Queensland Government announcement, Queensland collaborates with Japan on green hydrogen plant, February 2, 2020

Competitive advantage for national industries

Japan’s strategy is about more than just securing fuel supply.

Five years ago, I wrote about the relatively-unknown Japanese R&D program called SIP Energy Carriers. Since then, this ambitious program has become hugely influential — and we are now watching its participants assert their competitive advantage through global investments and partnerships.

As I wrote in November 2016:

To understand the motivation and impressive pace of development of the Japanese ‘Energy Carriers’ project, it is important to recognize the commercial advantage of being the first-mover in developing low-carbon technologies. (This is, perhaps, an especially important point to make, given this week’s election of the future President Trump and his potential impact on clean energy research, development, and deployment in the US.) …

The ‘Energy Carriers’ program is not some decades-long R&D project without near-term prospects for commercialization. It is specifically designed to accelerate technologies into deployment, creating a competitive advantage for its national industries in a changing global energy economy. Providing national energy security … is only the first step.
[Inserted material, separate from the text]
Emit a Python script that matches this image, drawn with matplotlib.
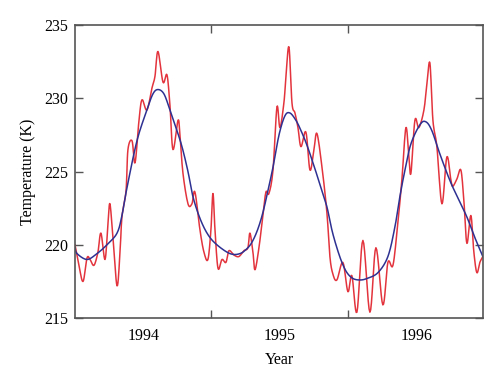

The real opportunity comes … when the commercial exploitation of these technologies will allow “Japanese hydrogen relevant industries [to] play an active role in the global market.”

While the … opportunity for the displacement of fossil fuels in the Japanese market is certainly large, the addressable global market – into which Japan will then export its technologies and expertise – will be vast.

Ammonia Energy, Low-carbon ammonia synthesis: Japan’s ‘Energy Carriers’, November 11, 2016

Five years later, while the US still lacks a hydrogen strategy, the expansion of the Japanese hydrogen-ammonia industry into global markets is entirely visible. And now we have a definition of “vast” — a regional electricity and shipping fuel market of 100 million tons of clean ammonia by 2050.